> Your objective
Review the listing and copy each line that holds the word "script".

> Records for this exercise
....

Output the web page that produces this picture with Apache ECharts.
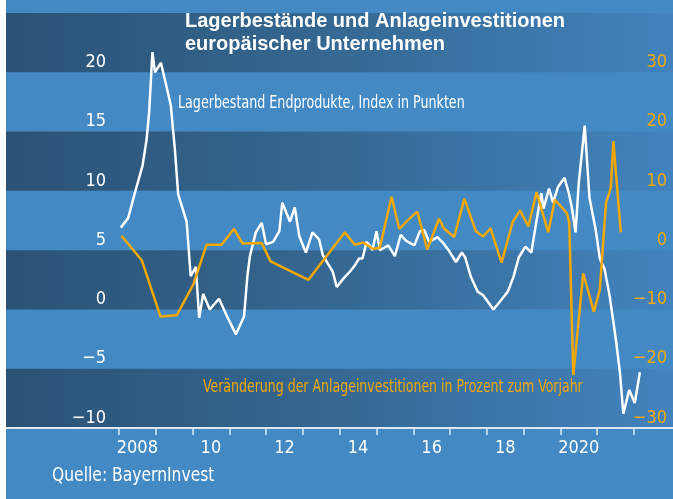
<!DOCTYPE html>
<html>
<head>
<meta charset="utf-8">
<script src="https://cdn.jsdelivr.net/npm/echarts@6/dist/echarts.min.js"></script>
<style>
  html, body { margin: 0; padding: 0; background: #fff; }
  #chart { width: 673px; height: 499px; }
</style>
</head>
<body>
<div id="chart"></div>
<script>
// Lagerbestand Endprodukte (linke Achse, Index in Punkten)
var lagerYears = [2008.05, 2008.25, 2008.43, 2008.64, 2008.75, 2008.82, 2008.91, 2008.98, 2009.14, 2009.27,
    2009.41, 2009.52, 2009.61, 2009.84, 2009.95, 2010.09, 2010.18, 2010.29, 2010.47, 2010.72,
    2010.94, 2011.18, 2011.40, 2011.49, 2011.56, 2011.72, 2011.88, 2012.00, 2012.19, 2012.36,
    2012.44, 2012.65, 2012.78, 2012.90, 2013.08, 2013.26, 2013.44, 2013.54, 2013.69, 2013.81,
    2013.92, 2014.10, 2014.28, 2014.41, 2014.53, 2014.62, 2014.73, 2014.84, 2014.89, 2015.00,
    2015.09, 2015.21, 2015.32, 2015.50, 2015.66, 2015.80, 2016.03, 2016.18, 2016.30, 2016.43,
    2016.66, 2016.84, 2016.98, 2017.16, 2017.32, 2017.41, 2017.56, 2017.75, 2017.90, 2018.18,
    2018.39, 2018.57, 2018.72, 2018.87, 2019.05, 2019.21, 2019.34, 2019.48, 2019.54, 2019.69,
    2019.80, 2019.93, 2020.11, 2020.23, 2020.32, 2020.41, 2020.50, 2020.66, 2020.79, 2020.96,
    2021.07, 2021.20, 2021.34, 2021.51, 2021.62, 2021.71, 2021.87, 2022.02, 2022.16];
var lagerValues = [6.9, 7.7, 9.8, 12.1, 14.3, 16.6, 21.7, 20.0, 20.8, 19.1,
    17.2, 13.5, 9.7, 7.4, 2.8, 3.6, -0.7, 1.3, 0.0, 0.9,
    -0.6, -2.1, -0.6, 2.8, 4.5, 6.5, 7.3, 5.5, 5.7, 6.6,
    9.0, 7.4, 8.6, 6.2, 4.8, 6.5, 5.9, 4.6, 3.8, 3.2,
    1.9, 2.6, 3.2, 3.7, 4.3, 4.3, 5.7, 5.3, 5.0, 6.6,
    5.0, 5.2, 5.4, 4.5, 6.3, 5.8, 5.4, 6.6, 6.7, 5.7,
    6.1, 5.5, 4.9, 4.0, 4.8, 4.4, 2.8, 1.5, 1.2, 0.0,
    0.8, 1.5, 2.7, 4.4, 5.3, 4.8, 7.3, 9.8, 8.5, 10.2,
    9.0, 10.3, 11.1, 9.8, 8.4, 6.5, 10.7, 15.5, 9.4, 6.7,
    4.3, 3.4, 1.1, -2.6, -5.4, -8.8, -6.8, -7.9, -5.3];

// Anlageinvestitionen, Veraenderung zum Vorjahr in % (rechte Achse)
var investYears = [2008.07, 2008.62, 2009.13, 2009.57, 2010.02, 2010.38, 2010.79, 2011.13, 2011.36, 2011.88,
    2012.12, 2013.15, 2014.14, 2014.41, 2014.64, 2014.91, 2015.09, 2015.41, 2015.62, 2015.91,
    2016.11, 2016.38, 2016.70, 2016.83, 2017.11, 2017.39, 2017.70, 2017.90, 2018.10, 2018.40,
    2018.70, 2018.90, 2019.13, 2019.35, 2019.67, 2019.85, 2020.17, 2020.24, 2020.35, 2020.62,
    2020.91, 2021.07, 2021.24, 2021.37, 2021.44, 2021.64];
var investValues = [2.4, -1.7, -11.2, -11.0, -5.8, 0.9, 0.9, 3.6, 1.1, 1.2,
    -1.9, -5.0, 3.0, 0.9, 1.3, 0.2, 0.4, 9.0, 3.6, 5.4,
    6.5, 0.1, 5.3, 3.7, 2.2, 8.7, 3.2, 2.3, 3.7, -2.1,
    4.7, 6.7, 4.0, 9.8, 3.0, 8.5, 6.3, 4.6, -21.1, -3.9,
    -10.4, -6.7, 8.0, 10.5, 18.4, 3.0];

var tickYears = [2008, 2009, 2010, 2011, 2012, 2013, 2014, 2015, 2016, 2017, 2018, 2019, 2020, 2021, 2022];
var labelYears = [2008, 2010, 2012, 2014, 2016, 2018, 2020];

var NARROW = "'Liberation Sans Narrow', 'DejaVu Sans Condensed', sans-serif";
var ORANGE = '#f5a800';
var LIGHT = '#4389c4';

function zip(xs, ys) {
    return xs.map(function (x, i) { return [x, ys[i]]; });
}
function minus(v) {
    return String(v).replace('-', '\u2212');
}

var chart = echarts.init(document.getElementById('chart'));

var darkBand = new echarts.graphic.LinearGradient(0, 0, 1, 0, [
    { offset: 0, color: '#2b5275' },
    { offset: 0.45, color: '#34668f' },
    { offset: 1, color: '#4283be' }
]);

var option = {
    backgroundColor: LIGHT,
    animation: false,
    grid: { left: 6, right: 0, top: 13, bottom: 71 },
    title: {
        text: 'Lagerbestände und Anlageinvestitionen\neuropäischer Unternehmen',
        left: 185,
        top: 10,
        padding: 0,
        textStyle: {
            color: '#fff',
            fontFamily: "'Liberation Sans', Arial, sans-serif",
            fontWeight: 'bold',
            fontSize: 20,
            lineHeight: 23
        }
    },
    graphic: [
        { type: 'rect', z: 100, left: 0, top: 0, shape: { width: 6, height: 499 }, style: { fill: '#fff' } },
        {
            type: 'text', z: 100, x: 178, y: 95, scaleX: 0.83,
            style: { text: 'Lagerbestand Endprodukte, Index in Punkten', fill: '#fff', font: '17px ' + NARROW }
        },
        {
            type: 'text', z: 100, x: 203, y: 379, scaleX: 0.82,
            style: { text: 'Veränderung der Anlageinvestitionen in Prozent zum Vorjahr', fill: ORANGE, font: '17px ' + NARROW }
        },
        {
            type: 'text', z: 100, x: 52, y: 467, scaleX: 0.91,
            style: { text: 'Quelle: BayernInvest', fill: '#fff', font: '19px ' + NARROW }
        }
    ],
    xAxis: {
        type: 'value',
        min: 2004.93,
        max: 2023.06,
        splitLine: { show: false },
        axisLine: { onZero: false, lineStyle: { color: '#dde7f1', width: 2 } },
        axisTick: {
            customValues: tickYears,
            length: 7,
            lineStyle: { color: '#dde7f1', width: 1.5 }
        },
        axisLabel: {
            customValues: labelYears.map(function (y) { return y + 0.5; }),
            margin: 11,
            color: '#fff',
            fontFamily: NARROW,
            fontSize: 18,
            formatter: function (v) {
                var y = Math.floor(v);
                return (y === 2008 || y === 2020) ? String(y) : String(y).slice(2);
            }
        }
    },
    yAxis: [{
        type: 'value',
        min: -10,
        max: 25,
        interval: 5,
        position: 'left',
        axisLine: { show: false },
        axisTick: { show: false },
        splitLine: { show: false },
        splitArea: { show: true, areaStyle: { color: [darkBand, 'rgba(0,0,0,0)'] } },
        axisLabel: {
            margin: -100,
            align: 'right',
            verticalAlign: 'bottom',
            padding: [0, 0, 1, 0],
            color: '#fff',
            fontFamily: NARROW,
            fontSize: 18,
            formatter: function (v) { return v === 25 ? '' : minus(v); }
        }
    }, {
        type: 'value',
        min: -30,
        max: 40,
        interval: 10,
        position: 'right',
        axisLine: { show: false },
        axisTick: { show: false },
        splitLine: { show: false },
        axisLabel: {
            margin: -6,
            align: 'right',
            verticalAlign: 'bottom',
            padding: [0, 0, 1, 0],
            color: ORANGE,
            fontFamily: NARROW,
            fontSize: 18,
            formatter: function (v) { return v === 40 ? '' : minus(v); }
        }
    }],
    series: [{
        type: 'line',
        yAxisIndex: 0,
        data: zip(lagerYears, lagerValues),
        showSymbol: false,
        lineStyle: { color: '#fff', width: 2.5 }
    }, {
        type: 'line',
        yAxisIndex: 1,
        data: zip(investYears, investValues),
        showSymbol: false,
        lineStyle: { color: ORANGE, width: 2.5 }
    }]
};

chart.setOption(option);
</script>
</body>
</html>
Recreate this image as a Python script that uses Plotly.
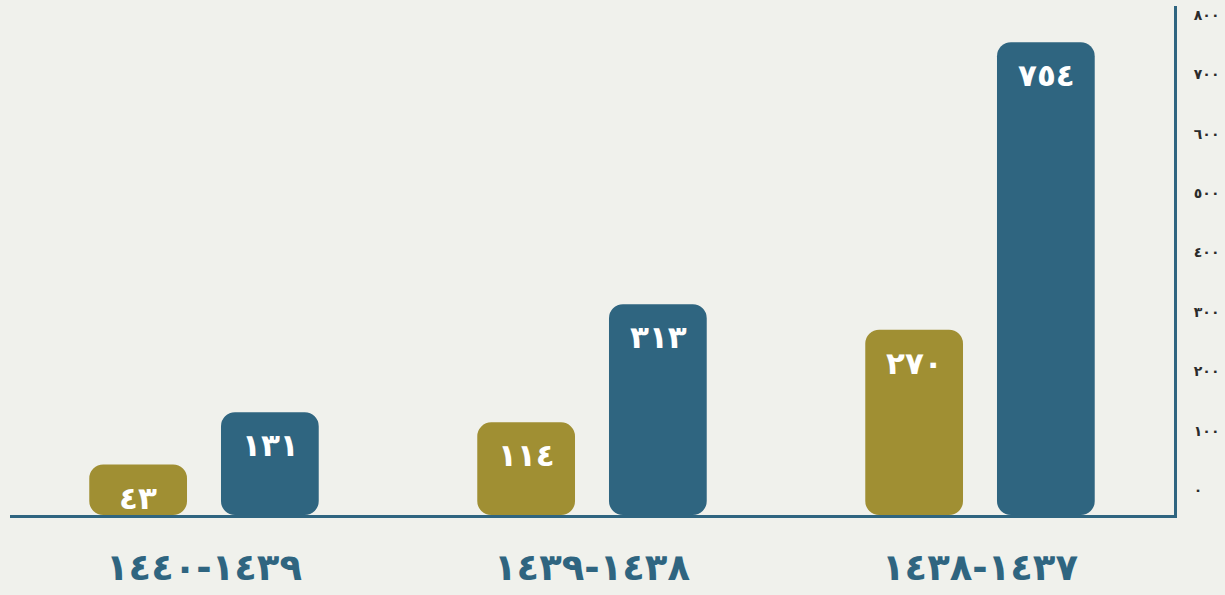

....

> Completed task
<script src="https://cdn.jsdelivr.net/npm/echarts@6/dist/echarts.min.js"></script>
<script>
</script>
Recreate this image as a Python script that uses Plotly.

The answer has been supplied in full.